| SET TASK |
Leave out the pictures and restate the rest of the data exactly.

| PROVIDED DATA |
====
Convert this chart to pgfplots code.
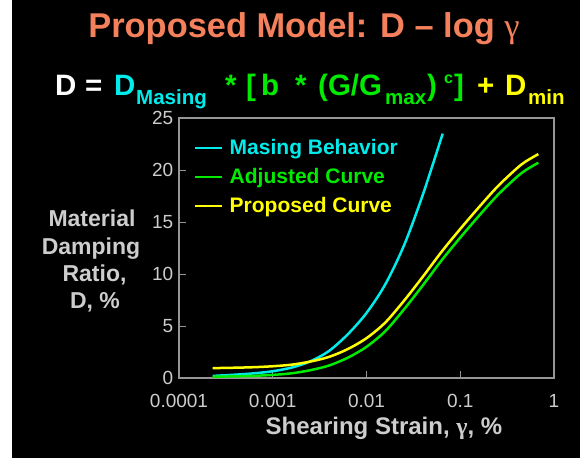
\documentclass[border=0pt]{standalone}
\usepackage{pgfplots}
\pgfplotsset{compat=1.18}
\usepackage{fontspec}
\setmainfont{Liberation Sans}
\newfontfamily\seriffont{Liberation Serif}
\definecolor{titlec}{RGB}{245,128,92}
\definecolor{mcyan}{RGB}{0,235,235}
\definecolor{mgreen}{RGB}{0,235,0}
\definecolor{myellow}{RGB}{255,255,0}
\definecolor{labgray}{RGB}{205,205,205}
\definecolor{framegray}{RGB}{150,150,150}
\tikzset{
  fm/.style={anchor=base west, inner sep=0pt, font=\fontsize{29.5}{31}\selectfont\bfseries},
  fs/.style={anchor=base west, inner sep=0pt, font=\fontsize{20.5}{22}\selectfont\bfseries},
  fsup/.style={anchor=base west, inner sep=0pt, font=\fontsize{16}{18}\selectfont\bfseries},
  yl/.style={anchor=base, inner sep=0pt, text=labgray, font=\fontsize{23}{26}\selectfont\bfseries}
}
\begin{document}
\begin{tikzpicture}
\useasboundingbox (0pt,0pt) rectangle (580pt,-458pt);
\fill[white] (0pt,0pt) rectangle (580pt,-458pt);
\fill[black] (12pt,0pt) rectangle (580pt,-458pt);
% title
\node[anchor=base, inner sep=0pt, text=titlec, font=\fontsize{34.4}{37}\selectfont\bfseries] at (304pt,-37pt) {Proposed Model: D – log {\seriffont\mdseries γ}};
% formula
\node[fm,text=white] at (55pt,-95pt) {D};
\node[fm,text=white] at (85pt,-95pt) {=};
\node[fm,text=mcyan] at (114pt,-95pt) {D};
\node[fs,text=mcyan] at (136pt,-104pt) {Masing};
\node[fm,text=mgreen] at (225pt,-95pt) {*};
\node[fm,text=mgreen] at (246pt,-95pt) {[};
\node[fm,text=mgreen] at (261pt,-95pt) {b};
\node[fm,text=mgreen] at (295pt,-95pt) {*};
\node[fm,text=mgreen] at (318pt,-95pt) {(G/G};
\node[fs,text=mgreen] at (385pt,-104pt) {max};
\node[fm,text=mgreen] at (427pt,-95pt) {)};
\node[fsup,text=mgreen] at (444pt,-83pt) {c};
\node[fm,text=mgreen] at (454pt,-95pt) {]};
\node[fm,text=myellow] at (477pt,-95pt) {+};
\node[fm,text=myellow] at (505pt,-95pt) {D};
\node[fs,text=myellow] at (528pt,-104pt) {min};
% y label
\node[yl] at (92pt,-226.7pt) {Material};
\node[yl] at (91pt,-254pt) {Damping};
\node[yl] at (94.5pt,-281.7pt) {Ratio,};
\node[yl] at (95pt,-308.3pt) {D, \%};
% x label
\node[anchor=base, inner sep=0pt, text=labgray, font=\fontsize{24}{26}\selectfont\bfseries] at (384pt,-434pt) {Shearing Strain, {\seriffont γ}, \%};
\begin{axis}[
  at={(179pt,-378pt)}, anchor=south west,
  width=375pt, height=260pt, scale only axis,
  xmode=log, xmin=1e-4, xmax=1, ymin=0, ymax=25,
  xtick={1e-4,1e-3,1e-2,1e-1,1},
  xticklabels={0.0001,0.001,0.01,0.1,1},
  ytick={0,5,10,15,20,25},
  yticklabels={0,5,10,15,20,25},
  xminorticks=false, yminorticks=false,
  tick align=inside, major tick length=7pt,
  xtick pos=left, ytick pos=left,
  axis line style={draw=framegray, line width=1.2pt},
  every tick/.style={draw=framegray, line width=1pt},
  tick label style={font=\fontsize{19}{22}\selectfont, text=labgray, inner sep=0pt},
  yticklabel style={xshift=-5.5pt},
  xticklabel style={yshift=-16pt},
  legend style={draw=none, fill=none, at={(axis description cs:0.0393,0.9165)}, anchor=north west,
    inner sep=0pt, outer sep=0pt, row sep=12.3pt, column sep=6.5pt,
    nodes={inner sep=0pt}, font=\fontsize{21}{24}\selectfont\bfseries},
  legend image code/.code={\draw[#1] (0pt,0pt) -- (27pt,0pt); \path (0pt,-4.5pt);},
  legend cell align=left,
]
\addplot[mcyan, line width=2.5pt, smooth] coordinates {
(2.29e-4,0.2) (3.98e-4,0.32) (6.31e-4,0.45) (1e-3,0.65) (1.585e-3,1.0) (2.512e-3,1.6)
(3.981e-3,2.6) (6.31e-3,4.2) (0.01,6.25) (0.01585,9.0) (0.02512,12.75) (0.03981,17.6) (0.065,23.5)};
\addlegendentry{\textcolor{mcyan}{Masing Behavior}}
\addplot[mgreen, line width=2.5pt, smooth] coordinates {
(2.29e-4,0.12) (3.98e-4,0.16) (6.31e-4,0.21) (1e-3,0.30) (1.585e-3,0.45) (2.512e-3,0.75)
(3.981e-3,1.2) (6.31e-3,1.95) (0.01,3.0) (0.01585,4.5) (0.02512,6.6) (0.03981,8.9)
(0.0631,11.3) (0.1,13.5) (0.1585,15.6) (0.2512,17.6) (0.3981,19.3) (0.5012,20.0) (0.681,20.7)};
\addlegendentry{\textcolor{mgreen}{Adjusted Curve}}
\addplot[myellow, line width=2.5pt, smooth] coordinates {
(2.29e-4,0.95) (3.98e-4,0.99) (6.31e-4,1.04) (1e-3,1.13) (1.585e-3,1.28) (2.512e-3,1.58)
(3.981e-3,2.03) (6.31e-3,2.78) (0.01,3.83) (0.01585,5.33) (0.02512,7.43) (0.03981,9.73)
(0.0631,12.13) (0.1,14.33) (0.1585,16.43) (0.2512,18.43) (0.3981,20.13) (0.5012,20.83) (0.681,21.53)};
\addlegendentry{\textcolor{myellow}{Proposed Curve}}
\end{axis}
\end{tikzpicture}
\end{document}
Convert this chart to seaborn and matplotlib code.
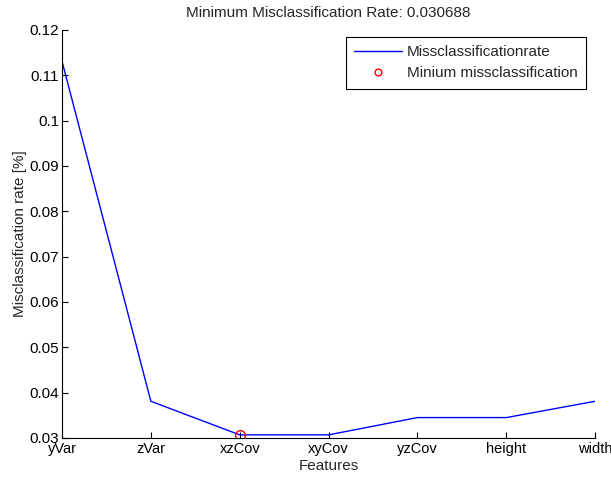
====
| THE REPLY |
Convert this chart to pgfplots code.
\documentclass[border=0pt]{standalone}
\usepackage{pgfplots}
\pgfplotsset{compat=1.18}
\usepackage{fontspec}
\setmainfont{Liberation Sans}
\newfontfamily\seriffont{Liberation Serif}
\definecolor{titlec}{RGB}{245,128,92}
\definecolor{mcyan}{RGB}{0,235,235}
\definecolor{mgreen}{RGB}{0,235,0}
\definecolor{myellow}{RGB}{255,255,0}
\definecolor{labgray}{RGB}{205,205,205}
\definecolor{framegray}{RGB}{150,150,150}
\tikzset{
  fm/.style={anchor=base west, inner sep=0pt, font=\fontsize{29.5}{31}\selectfont\bfseries},
  fs/.style={anchor=base west, inner sep=0pt, font=\fontsize{20.5}{22}\selectfont\bfseries},
  fsup/.style={anchor=base west, inner sep=0pt, font=\fontsize{16}{18}\selectfont\bfseries},
  yl/.style={anchor=base, inner sep=0pt, text=labgray, font=\fontsize{23}{26}\selectfont\bfseries}
}
\begin{document}
\begin{tikzpicture}
\useasboundingbox (0pt,0pt) rectangle (580pt,-458pt);
\fill[white] (0pt,0pt) rectangle (580pt,-458pt);
\fill[black] (12pt,0pt) rectangle (580pt,-458pt);
% title
\node[anchor=base, inner sep=0pt, text=titlec, font=\fontsize{34.4}{37}\selectfont\bfseries] at (304pt,-37pt) {Proposed Model: D – log {\seriffont\mdseries γ}};
% formula
\node[fm,text=white] at (55pt,-95pt) {D};
\node[fm,text=white] at (85pt,-95pt) {=};
\node[fm,text=mcyan] at (114pt,-95pt) {D};
\node[fs,text=mcyan] at (136pt,-104pt) {Masing};
\node[fm,text=mgreen] at (225pt,-95pt) {*};
\node[fm,text=mgreen] at (246pt,-95pt) {[};
\node[fm,text=mgreen] at (261pt,-95pt) {b};
\node[fm,text=mgreen] at (295pt,-95pt) {*};
\node[fm,text=mgreen] at (318pt,-95pt) {(G/G};
\node[fs,text=mgreen] at (385pt,-104pt) {max};
\node[fm,text=mgreen] at (427pt,-95pt) {)};
\node[fsup,text=mgreen] at (444pt,-83pt) {c};
\node[fm,text=mgreen] at (454pt,-95pt) {]};
\node[fm,text=myellow] at (477pt,-95pt) {+};
\node[fm,text=myellow] at (505pt,-95pt) {D};
\node[fs,text=myellow] at (528pt,-104pt) {min};
% y label
\node[yl] at (92pt,-226.7pt) {Material};
\node[yl] at (91pt,-254pt) {Damping};
\node[yl] at (94.5pt,-281.7pt) {Ratio,};
\node[yl] at (95pt,-308.3pt) {D, \%};
% x label
\node[anchor=base, inner sep=0pt, text=labgray, font=\fontsize{24}{26}\selectfont\bfseries] at (384pt,-434pt) {Shearing Strain, {\seriffont γ}, \%};
\begin{axis}[
  at={(179pt,-378pt)}, anchor=south west,
  width=375pt, height=260pt, scale only axis,
  xmode=log, xmin=1e-4, xmax=1, ymin=0, ymax=25,
  xtick={1e-4,1e-3,1e-2,1e-1,1},
  xticklabels={0.0001,0.001,0.01,0.1,1},
  ytick={0,5,10,15,20,25},
  yticklabels={0,5,10,15,20,25},
  xminorticks=false, yminorticks=false,
  tick align=inside, major tick length=7pt,
  xtick pos=left, ytick pos=left,
  axis line style={draw=framegray, line width=1.2pt},
  every tick/.style={draw=framegray, line width=1pt},
  tick label style={font=\fontsize{19}{22}\selectfont, text=labgray, inner sep=0pt},
  yticklabel style={xshift=-5.5pt},
  xticklabel style={yshift=-16pt},
  legend style={draw=none, fill=none, at={(axis description cs:0.0393,0.9165)}, anchor=north west,
    inner sep=0pt, outer sep=0pt, row sep=12.3pt, column sep=6.5pt,
    nodes={inner sep=0pt}, font=\fontsize{21}{24}\selectfont\bfseries},
  legend image code/.code={\draw[#1] (0pt,0pt) -- (27pt,0pt); \path (0pt,-4.5pt);},
  legend cell align=left,
]
\addplot[mcyan, line width=2.5pt, smooth] coordinates {
(2.29e-4,0.2) (3.98e-4,0.32) (6.31e-4,0.45) (1e-3,0.65) (1.585e-3,1.0) (2.512e-3,1.6)
(3.981e-3,2.6) (6.31e-3,4.2) (0.01,6.25) (0.01585,9.0) (0.02512,12.75) (0.03981,17.6) (0.065,23.5)};
\addlegendentry{\textcolor{mcyan}{Masing Behavior}}
\addplot[mgreen, line width=2.5pt, smooth] coordinates {
(2.29e-4,0.12) (3.98e-4,0.16) (6.31e-4,0.21) (1e-3,0.30) (1.585e-3,0.45) (2.512e-3,0.75)
(3.981e-3,1.2) (6.31e-3,1.95) (0.01,3.0) (0.01585,4.5) (0.02512,6.6) (0.03981,8.9)
(0.0631,11.3) (0.1,13.5) (0.1585,15.6) (0.2512,17.6) (0.3981,19.3) (0.5012,20.0) (0.681,20.7)};
\addlegendentry{\textcolor{mgreen}{Adjusted Curve}}
\addplot[myellow, line width=2.5pt, smooth] coordinates {
(2.29e-4,0.95) (3.98e-4,0.99) (6.31e-4,1.04) (1e-3,1.13) (1.585e-3,1.28) (2.512e-3,1.58)
(3.981e-3,2.03) (6.31e-3,2.78) (0.01,3.83) (0.01585,5.33) (0.02512,7.43) (0.03981,9.73)
(0.0631,12.13) (0.1,14.33) (0.1585,16.43) (0.2512,18.43) (0.3981,20.13) (0.5012,20.83) (0.681,21.53)};
\addlegendentry{\textcolor{myellow}{Proposed Curve}}
\end{axis}
\end{tikzpicture}
\end{document}
Convert this chart to seaborn and matplotlib code.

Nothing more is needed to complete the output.